Дальше мы пошли тем же путем и пришли к храмине, у которой не было потолка, а из этой храмины был слы-. шен сильный крик и визг. Когда мы вошли в нее, то я увидела множество людей: одни из них были одеты очень худо, другие – совсем голые – сидели друг к другу спинами, как бы не видя друг друга. Вдруг эта храмина заколыхалась, заклокотала, и я спросила у юноши, отчего это? Юноша ответил мне: «Сейчас сюда прибыла грешная душа». А на мой вопрос, почему эти люди сидят и не видят один другого, юноша ответил: «Эти люди жили на земле безпечно, не было за ними ни худого, ни хорошего, им нет теперь поминовения: потому и здесь не видят ни муки, ни отрады. Поминовением их можно было бы искупить, но поминать-то их некому».

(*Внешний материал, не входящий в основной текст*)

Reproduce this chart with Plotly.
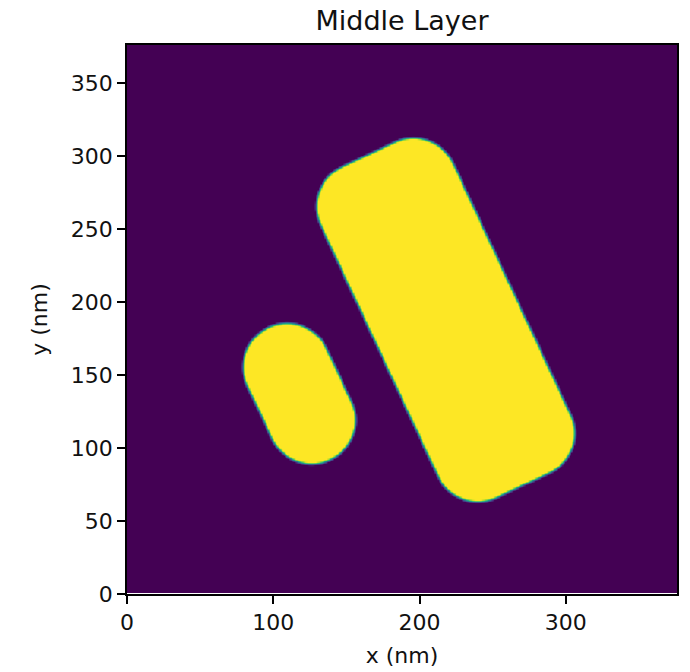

Из храмины мы вышли и опять шли таким же узким путем, и я услышала еще издали шум и визг. Когда мы опять подошли к такой же храмине, увидели, что в ней было очень много народа: все сидели, наклонив головы на грудь. Здесь юноша оставил меня и я испугалась, когда увидела страшилищ, которые стали меня стращать: своими длинными руками они хотели меня схватить и сбросить на весы, которые стояли посреди храмины и на которых взвешивали добрые и худые дела; я очень испугалась, вся затряслась. Вдруг я увидела, что явился Ангел-хранитель и принес мой платочек, который я когда-то дала нищему, бросил его на весы, и платочек перетянул все мои худые дела. Я обрадовалась и вышла из храмины; Ангел же хранитель опять скрылся: ко мне явился опять юноша и мы с ним пошли дальше, но он шел так быстро, что я не успевала за ним и изнемогала от усталости. Юноша ободрял меня и говорил: «Крестись и бодрствуй». Я крестилась и мне становилось легче.